In Tim Hopgood’s picturebook, a curious owl stays awake to see the daytime. Awed by each new sight and sound, her response is always the same – except at the Little Angel Theatre, it isn’t only her response. The audience are ready and know their lines: “Wooooooowwww! said the owl”.

Image by Ellie Kurttz
Wow, indeed – even an audience who know what’s going to happen don’t quite know when, or how. Fiametta Horvat’s white set slowly reveals its secrets from pockets and places around the stage, until it is filled with a rainbow. Performer Lizzie Wort coordinates the colouring-in, drawing out swathes of material for the dawn, donning a round yellow hat as the sun, removing her white feathery coat to reveal a dress of ruffled green grass and orange flowers. Mind you, it’s not all sunshine and rainbows: at one point a grumbling, mean-mouthed cloud, complete with bin-liner body, gobbles all the colour up. Even at these greyest of moments, Wort beams, her performance assured and reassuring.

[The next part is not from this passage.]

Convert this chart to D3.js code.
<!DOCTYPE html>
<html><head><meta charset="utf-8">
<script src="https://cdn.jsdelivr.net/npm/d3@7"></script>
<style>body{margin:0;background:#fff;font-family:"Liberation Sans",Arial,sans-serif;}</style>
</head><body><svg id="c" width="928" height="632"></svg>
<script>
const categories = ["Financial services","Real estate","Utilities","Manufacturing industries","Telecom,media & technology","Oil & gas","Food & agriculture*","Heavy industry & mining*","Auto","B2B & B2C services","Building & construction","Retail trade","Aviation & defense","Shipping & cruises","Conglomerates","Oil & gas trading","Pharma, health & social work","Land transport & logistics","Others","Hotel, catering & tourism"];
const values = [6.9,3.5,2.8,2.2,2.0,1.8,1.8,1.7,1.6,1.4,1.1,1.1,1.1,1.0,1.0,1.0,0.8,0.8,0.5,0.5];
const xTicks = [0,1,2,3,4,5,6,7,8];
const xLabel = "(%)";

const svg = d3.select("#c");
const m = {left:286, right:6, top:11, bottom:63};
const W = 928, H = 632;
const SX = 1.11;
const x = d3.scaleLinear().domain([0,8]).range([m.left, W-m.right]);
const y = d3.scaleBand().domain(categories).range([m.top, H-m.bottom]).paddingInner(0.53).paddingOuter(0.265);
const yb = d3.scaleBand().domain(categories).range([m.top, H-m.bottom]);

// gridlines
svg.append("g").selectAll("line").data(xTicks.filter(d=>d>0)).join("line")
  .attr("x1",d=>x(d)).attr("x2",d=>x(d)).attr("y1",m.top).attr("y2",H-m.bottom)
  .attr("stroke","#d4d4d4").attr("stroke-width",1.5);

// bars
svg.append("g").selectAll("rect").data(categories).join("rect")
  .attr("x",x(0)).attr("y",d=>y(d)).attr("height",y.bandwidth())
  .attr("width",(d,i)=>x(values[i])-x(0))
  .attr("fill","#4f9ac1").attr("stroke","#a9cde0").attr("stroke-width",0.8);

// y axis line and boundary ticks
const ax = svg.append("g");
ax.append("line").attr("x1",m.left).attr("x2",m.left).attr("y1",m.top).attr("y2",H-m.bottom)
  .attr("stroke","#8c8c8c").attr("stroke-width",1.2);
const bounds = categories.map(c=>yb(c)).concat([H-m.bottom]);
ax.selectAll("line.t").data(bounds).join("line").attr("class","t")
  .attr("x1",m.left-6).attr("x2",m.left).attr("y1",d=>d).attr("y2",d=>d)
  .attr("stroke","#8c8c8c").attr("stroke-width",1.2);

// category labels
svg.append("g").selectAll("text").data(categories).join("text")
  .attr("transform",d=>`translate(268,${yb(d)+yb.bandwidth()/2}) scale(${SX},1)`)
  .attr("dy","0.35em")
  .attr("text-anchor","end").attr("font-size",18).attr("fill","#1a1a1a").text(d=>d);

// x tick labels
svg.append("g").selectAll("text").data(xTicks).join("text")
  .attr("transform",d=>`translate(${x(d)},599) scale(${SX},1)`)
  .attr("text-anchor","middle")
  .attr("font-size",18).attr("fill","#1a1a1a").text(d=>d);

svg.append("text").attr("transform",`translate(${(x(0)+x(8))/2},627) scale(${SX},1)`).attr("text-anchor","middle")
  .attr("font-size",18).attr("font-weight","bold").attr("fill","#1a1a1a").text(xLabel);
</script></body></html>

The best picturebooks are more than the sum of their parts – the interplay between picture and text generates new meaning that would be impossible given just one or the other (it’s this that marks the difference between picturebooks and illustrated books). In a similar way, the combination of Dominic Sales’ incredible music, Horvat’s clever set and Wort’s performance creates a production that is profoundly simple but not simplistic.